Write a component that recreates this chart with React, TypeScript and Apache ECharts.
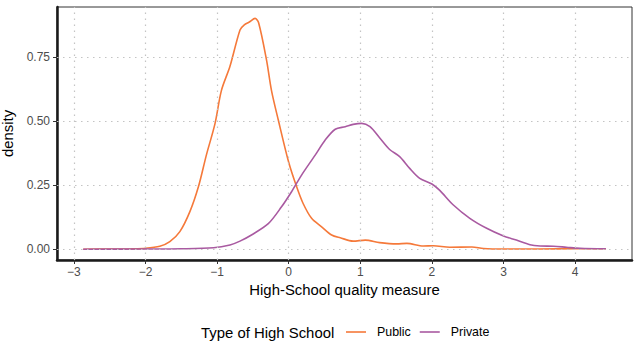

• • • • • • •

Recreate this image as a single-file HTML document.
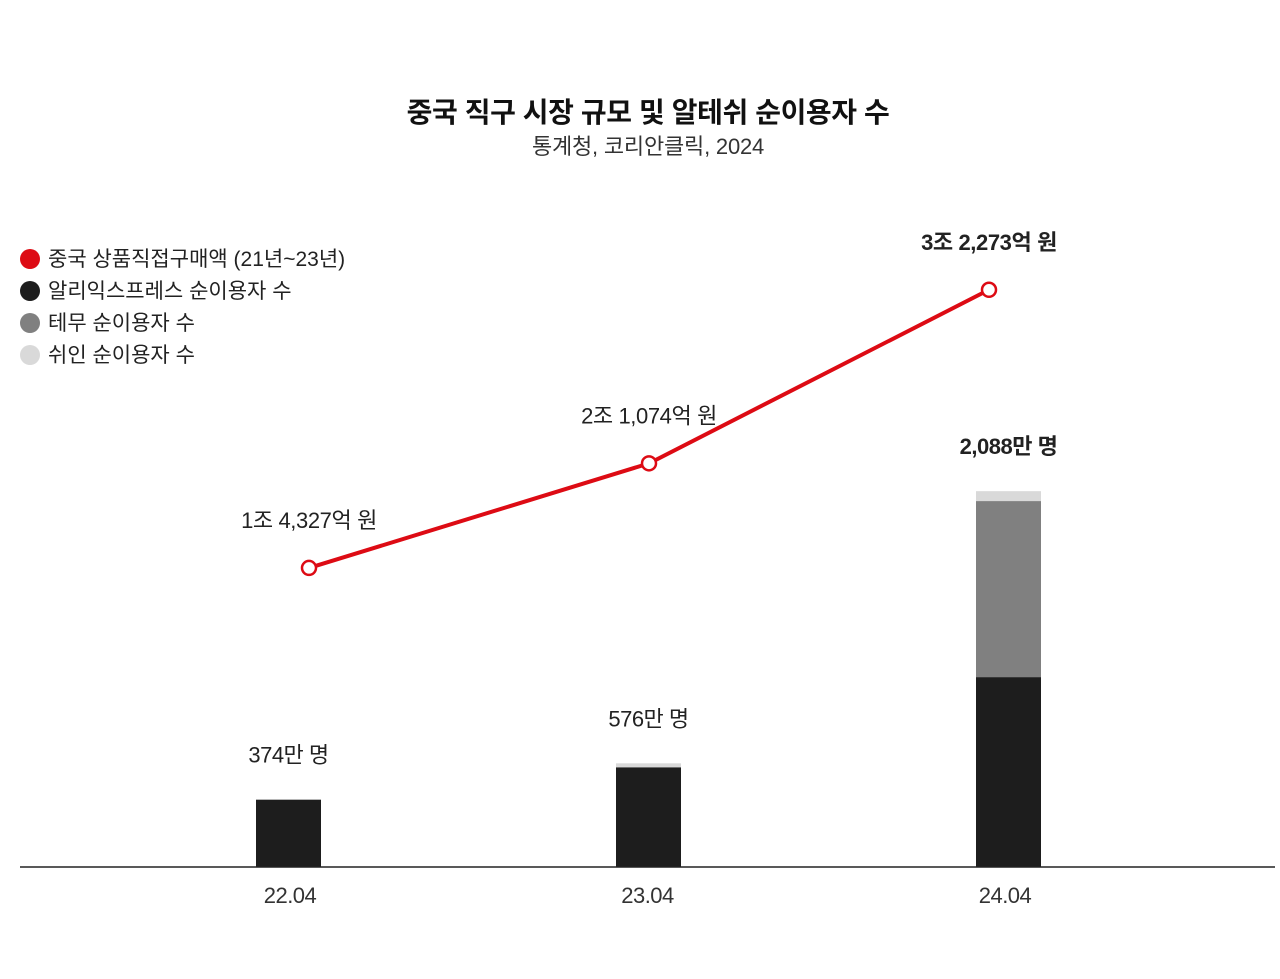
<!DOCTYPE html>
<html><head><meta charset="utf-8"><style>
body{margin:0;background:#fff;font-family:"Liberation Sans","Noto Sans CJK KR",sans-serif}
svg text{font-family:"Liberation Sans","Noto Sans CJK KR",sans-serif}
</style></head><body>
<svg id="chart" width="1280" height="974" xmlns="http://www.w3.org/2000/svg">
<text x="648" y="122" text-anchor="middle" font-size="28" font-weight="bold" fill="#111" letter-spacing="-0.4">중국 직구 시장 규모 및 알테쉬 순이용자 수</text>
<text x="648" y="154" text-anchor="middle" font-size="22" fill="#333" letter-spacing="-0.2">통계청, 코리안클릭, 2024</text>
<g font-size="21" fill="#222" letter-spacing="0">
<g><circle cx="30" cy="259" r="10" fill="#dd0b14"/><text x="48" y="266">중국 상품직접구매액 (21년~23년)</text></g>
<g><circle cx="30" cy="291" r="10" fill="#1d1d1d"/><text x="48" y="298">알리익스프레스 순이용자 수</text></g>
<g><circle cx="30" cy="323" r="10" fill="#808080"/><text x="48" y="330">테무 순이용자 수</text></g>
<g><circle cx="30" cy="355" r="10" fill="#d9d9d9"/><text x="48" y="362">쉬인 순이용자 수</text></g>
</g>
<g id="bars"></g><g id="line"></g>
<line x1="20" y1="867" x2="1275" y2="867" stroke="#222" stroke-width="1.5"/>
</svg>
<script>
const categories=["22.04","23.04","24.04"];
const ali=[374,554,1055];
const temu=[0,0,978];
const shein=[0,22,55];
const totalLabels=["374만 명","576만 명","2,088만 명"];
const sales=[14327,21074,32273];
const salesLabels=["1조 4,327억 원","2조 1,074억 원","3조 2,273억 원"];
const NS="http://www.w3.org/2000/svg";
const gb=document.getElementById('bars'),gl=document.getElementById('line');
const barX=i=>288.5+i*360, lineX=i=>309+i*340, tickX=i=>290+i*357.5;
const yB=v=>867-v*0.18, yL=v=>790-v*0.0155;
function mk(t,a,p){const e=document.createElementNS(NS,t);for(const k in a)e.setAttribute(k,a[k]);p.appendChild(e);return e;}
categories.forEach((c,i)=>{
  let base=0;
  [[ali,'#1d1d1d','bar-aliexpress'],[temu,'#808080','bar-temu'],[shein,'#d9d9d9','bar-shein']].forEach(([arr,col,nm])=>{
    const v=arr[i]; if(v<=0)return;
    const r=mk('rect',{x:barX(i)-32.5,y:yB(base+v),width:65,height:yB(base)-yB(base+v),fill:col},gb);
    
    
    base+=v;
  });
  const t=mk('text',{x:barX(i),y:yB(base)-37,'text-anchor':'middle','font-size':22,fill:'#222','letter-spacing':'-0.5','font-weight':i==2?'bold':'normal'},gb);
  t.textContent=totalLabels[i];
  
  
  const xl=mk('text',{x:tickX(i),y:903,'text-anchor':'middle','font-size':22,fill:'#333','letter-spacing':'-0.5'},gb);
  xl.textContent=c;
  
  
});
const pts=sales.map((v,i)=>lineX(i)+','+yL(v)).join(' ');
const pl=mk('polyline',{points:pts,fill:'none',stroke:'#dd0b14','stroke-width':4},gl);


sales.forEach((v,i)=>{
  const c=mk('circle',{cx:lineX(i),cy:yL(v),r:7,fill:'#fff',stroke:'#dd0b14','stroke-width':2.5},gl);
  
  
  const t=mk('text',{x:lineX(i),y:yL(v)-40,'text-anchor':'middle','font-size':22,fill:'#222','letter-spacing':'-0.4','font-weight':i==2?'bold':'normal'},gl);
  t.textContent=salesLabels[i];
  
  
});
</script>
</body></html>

• • • • • • •

* _SET TASK_: Find the word "chart" and list each line it appears in.

* _RESPONSE TO THIS TASK_:
Write a component that recreates this chart with React, TypeScript and Apache ECharts.
<svg id="chart" width="1280" height="974" xmlns="http://www.w3.org/2000/svg">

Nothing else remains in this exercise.